CS 377P: Programming for Performance

Assignment 6: Matrix Multiplication with CUDA

Due date: April 27th, 2026, 9:00 PM

The goal of this assignment is to implement several CUDA kernels for N X N matrix multiplication and use NVIDIA Nsight Compute to understand GPU performance behavior. You will write a different kernel for each task and compare the execution time of the different matrix multiplication implementations. We provide the skeleton code matmul_sample.cu here. You will use TACC Lonestar GPU node, and the access guideline is here.

Use several matrix sizes for evaluation, including at least one large matrix size up to 10,000 × 10,000. You do not need to present results for every matrix size you test; presenting results for a few representative small sizes and one large size is sufficient.

Task 1

Start by running matrix multiplication with a single thread. To run the kernel with only one thread, use kernel launch parameters <<<1, 1>>>. Measure the execution time of this single-thread kernel. You can run it with array size of up to 1K x 1K, since single thread execution is really slow. The skeleton code shows how to measure execution time of CUDA programs.

Task 2

Write a kernel in which each thread computes one element of the output matrix. We call this version naive matrix multiplication because it does not include any memory optimizations. To run the kernel, use kernel launch parameters <<<num_blocks, num_threads>>>. Measure the execution time of this kernel.

Task 3

Implement tiled matrix multiplication using shared memory. Refer to slide 52 from the course slides. Run the tiled kernel with different tile sizes, such as 8, 16 and 32, and measure the execution time for each version separately. Draw a graph comparing the performance of the different tile sizes, and explain the observed behavior. Your plot should have a different line for each matrix size. What is the best speedup you obtain for the 10k x 10k matrix?

Task 4

Use the profiling tool NVIDIA Nsight Compute (NCU) to study the performance behavior of your matrix multiplication kernels. Use the following command to profile your program:

module load cuda
ncu --section SpeedOfLight ./program

This command collects a summary including compute-related and memory-related throughput information. Nsight Compute CLI supports profiling from the command line using sections such as SpeedOfLight.

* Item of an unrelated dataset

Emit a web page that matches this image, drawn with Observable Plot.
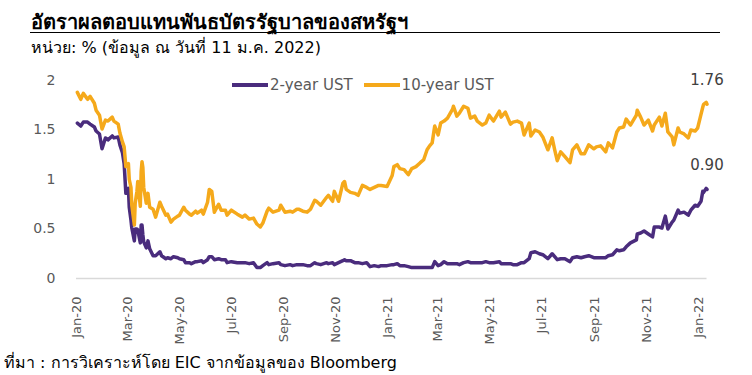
<!DOCTYPE html>
<html>
<head>
<meta charset="utf-8">
<script src="https://cdn.jsdelivr.net/npm/d3@7"></script>
<script src="https://cdn.jsdelivr.net/npm/@observablehq/plot@0.6"></script>
<style>
  html, body { margin: 0; padding: 0; background: #fff; }
  #wrap { position: relative; width: 752px; height: 375px; overflow: hidden; font-family: Tahoma, "DejaVu Sans", sans-serif; }
  #title { position: absolute; left: 31px; top: 6px; font-size: 20px; font-weight: bold; color: #000; }
  #rule { position: absolute; left: 30px; top: 32px; width: 690px; height: 0; border-top: 1.5px solid #000; }
  #subtitle { position: absolute; left: 31px; top: 35px; font-size: 16px; color: #000; }
  #legend { position: absolute; left: 232px; top: 76px; font-size: 15px; color: #595959; display: flex; align-items: center; }
  #legend .sw { display: inline-block; width: 36px; height: 3.5px; margin-right: 2px; }
  #legend .it { display: flex; align-items: center; margin-right: 11px; }
  #chart { position: absolute; left: 0; top: 60px; }
  #caption { position: absolute; left: 4px; top: 350px; font-size: 16px; color: #000; }
</style>
</head>
<body>
<div id="wrap">
  <div id="title"></div>
  <div id="rule"></div>
  <div id="subtitle"></div>
  <div id="legend"></div>
  <div id="chart"></div>
  <div id="caption"></div>
</div>
<script>
const titleText = "อัตราผลตอบแทนพันธบัตรรัฐบาลของสหรัฐฯ";
const subtitleText = "หน่วย: % (ข้อมูล ณ วันที่ 11 ม.ค. 2022)";
const captionText = "ที่มา : การวิเคราะห์โดย EIC จากข้อมูลของ Bloomberg";
const seriesNames = ["2-year UST", "10-year UST"];
const seriesColors = ["#4a2c7d", "#f5a91b"];

const dates = [
"2020-01-02","2020-01-06","2020-01-09","2020-01-14","2020-01-17","2020-01-22","2020-01-24","2020-01-28","2020-01-31",
"2020-02-04","2020-02-07","2020-02-12","2020-02-14","2020-02-19","2020-02-21","2020-02-24","2020-02-26","2020-02-28",
"2020-03-02","2020-03-03","2020-03-05","2020-03-06","2020-03-09","2020-03-10","2020-03-11","2020-03-12","2020-03-13",
"2020-03-16","2020-03-17","2020-03-18","2020-03-19","2020-03-20","2020-03-23","2020-03-25","2020-03-27","2020-03-31",
"2020-04-03","2020-04-08","2020-04-10","2020-04-15","2020-04-17","2020-04-21","2020-04-24","2020-04-29",
"2020-05-01","2020-05-06","2020-05-08","2020-05-13","2020-05-15","2020-05-20","2020-05-22","2020-05-27","2020-05-29",
"2020-06-03","2020-06-05","2020-06-08","2020-06-11","2020-06-16","2020-06-19","2020-06-24","2020-06-26",
"2020-07-01","2020-07-08","2020-07-14","2020-07-17","2020-07-22","2020-07-27","2020-07-31",
"2020-08-04","2020-08-07","2020-08-12","2020-08-14","2020-08-19","2020-08-26","2020-08-28",
"2020-09-02","2020-09-08","2020-09-11","2020-09-16","2020-09-18","2020-09-23","2020-09-28",
"2020-10-02","2020-10-07","2020-10-09","2020-10-14","2020-10-21","2020-10-23","2020-10-28","2020-10-30",
"2020-11-04","2020-11-09","2020-11-11","2020-11-13","2020-11-18","2020-11-23","2020-11-27",
"2020-12-02","2020-12-07","2020-12-11","2020-12-16","2020-12-21","2020-12-24","2020-12-31",
"2021-01-06","2021-01-08","2021-01-12","2021-01-15","2021-01-20","2021-01-25","2021-01-29",
"2021-02-03","2021-02-08","2021-02-12","2021-02-16","2021-02-19","2021-02-22","2021-02-25",
"2021-03-01","2021-03-04","2021-03-08","2021-03-12","2021-03-18","2021-03-19","2021-03-23","2021-03-26","2021-03-31",
"2021-04-05","2021-04-08","2021-04-13","2021-04-16","2021-04-22","2021-04-26","2021-04-30",
"2021-05-05","2021-05-12","2021-05-14","2021-05-19","2021-05-25","2021-05-28",
"2021-06-02","2021-06-07","2021-06-10","2021-06-16","2021-06-18","2021-06-23","2021-06-28",
"2021-07-02","2021-07-08","2021-07-13","2021-07-16","2021-07-19","2021-07-23","2021-07-28",
"2021-08-03","2021-08-06","2021-08-11","2021-08-16","2021-08-20","2021-08-25","2021-08-31",
"2021-09-03","2021-09-08","2021-09-14","2021-09-17","2021-09-22","2021-09-27","2021-09-30",
"2021-10-05","2021-10-08","2021-10-13","2021-10-20","2021-10-21","2021-10-25","2021-10-29",
"2021-11-03","2021-11-08","2021-11-10","2021-11-16","2021-11-19","2021-11-23","2021-11-26",
"2021-12-01","2021-12-03","2021-12-08","2021-12-10","2021-12-15","2021-12-20","2021-12-23","2021-12-28","2021-12-31",
"2022-01-04","2022-01-06","2022-01-07","2022-01-10","2022-01-11"
];

const ust2y = [
1.57,1.54,1.58,1.58,1.56,1.53,1.49,1.46,1.31,
1.42,1.40,1.44,1.42,1.43,1.35,1.27,1.16,0.86,
0.91,0.72,0.59,0.51,0.38,0.50,0.50,0.50,0.49,
0.36,0.54,0.54,0.44,0.37,0.31,0.38,0.30,0.23,
0.23,0.27,0.23,0.20,0.21,0.20,0.22,0.21,
0.20,0.19,0.16,0.16,0.15,0.17,0.17,0.18,0.16,
0.19,0.22,0.22,0.19,0.20,0.19,0.19,0.16,
0.17,0.16,0.16,0.16,0.15,0.16,0.11,
0.11,0.13,0.16,0.14,0.15,0.16,0.14,
0.13,0.14,0.13,0.14,0.14,0.14,0.13,
0.13,0.16,0.15,0.14,0.16,0.15,0.16,0.14,
0.16,0.18,0.19,0.18,0.18,0.16,0.16,
0.15,0.16,0.12,0.13,0.12,0.13,0.13,
0.14,0.14,0.15,0.13,0.13,0.12,0.11,
0.11,0.11,0.11,0.11,0.11,0.11,0.17,
0.13,0.14,0.17,0.15,0.15,0.15,0.15,0.14,0.16,
0.17,0.16,0.16,0.16,0.16,0.17,0.16,
0.16,0.17,0.15,0.15,0.15,0.14,
0.14,0.16,0.16,0.20,0.26,0.27,0.25,
0.24,0.20,0.25,0.22,0.19,0.20,0.20,
0.17,0.21,0.22,0.21,0.22,0.23,0.21,
0.21,0.21,0.21,0.23,0.24,0.29,0.28,
0.29,0.32,0.36,0.39,0.45,0.46,0.48,
0.45,0.42,0.52,0.52,0.51,0.63,0.50,
0.57,0.59,0.69,0.66,0.67,0.64,0.69,0.74,0.73,
0.78,0.88,0.87,0.91,0.90
];

const ust10y = [
1.88,1.81,1.87,1.81,1.84,1.77,1.70,1.65,1.51,
1.60,1.59,1.63,1.59,1.56,1.47,1.38,1.33,1.13,
1.16,1.00,0.92,0.74,0.54,0.76,0.82,0.88,0.98,
0.73,1.08,1.18,1.12,0.92,0.76,0.86,0.72,0.70,
0.62,0.77,0.73,0.64,0.65,0.57,0.60,0.63,
0.64,0.72,0.69,0.65,0.64,0.68,0.66,0.69,0.65,
0.77,0.90,0.88,0.67,0.75,0.69,0.69,0.64,
0.69,0.65,0.62,0.64,0.60,0.61,0.55,
0.52,0.56,0.68,0.71,0.67,0.69,0.74,
0.67,0.68,0.67,0.70,0.70,0.68,0.67,
0.70,0.79,0.78,0.74,0.82,0.84,0.78,0.88,
0.78,0.96,0.98,0.90,0.87,0.86,0.84,
0.94,0.92,0.90,0.92,0.94,0.94,0.93,
1.04,1.13,1.15,1.11,1.10,1.05,1.11,
1.13,1.17,1.20,1.30,1.34,1.37,1.54,
1.45,1.57,1.59,1.62,1.71,1.74,1.64,1.67,1.74,
1.72,1.62,1.64,1.59,1.55,1.57,1.65,
1.59,1.69,1.63,1.68,1.56,1.58,
1.59,1.57,1.45,1.57,1.44,1.50,1.48,
1.43,1.30,1.42,1.30,1.19,1.28,1.23,
1.17,1.30,1.35,1.26,1.26,1.35,1.31,
1.33,1.34,1.28,1.37,1.32,1.48,1.52,
1.53,1.61,1.55,1.65,1.70,1.63,1.55,
1.60,1.49,1.55,1.63,1.54,1.67,1.48,
1.43,1.35,1.52,1.48,1.46,1.42,1.50,1.49,1.52,
1.66,1.73,1.76,1.78,1.76
];

const xTicks = ["2020-01-01","2020-03-01","2020-05-01","2020-07-01","2020-09-01","2020-11-01",
  "2021-01-01","2021-03-01","2021-05-01","2021-07-01","2021-09-01","2021-11-01","2022-01-01"];
const yTicks = [0, 0.5, 1, 1.5, 2];
const endLabels = ["0.90", "1.76"];

const parse = d3.utcParse("%Y-%m-%d");
const rows = [];
dates.forEach((d, i) => {
  rows.push({date: parse(d), value: ust2y[i], series: seriesNames[0]});
  rows.push({date: parse(d), value: ust10y[i], series: seriesNames[1]});
});
const lastDate = parse(dates[dates.length - 1]);
const ends = [
  {date: lastDate, value: ust2y[ust2y.length - 1], label: endLabels[0]},
  {date: lastDate, value: ust10y[ust10y.length - 1], label: endLabels[1]}
];

document.getElementById("title").textContent = titleText;
document.getElementById("subtitle").textContent = subtitleText;
document.getElementById("caption").textContent = captionText;
const leg = document.getElementById("legend");
seriesNames.forEach((n, i) => {
  const it = document.createElement("span");
  it.className = "it";
  const sw = document.createElement("span");
  sw.className = "sw";
  sw.style.background = seriesColors[i];
  it.appendChild(sw);
  it.appendChild(document.createTextNode(n));
  leg.appendChild(it);
});

const chart = Plot.plot({
  width: 752,
  height: 300,
  marginTop: 20,
  marginBottom: 82,
  marginLeft: 76,
  marginRight: 54,
  style: {fontFamily: 'Tahoma, "DejaVu Sans", sans-serif', fontSize: "14px", color: "#595959", background: "transparent"},
  x: {type: "utc", domain: [parse(xTicks[0]), parse(xTicks[xTicks.length - 1])], label: null},
  y: {domain: [0, 2], label: null},
  color: {domain: seriesNames, range: seriesColors},
  marks: [
    Plot.ruleY([0], {x1: parse(xTicks[0]), x2: lastDate, stroke: "#d9d9d9", strokeWidth: 1.5}),
    Plot.axisY(yTicks, {label: null, tickSize: 0, tickPadding: 21, tickFormat: d => String(d), fill: "#595959", fontSize: 14}),
    Plot.axisX(xTicks.map(parse), {label: null, tickSize: 0, tickPadding: 18, tickRotate: -90, tickFormat: d3.utcFormat("%b-%y"), fill: "#595959", fontSize: 13}),
    Plot.line(rows, {x: "date", y: "value", z: "series", stroke: "series", strokeWidth: 3.5, curve: "linear"}),
    Plot.text(ends, {x: "date", y: "value", text: "label", dy: -24, fill: "#404040", fontSize: 15})
  ]
});
document.getElementById("chart").appendChild(chart);
</script>
</body>
</html>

Report the following metrics:

Memory [%]
Compute (SM) [%]

Compare these metrics across:

naive matrix multiplication
tiled matrix multiplication with different tile sizes

Explain why memory throughput and SM throughput change as tile size increases. Does Memory [%] continue to increase as tile size grows? If not, explain why.

You may also consult the official Nsight Compute documentation and explore additional metrics, such as shared-memory behavior, L2 cache behavior, and other relevant profiling results. Nsight Compute’s profiling documentation includes memory workload analysis and other detailed sections for this purpose.

Report

Write a report (PDF) summarizing your implementation and conclusions from your experiments. Submit both your code and report in Canvas. Please write how many hours you spent on this assignment.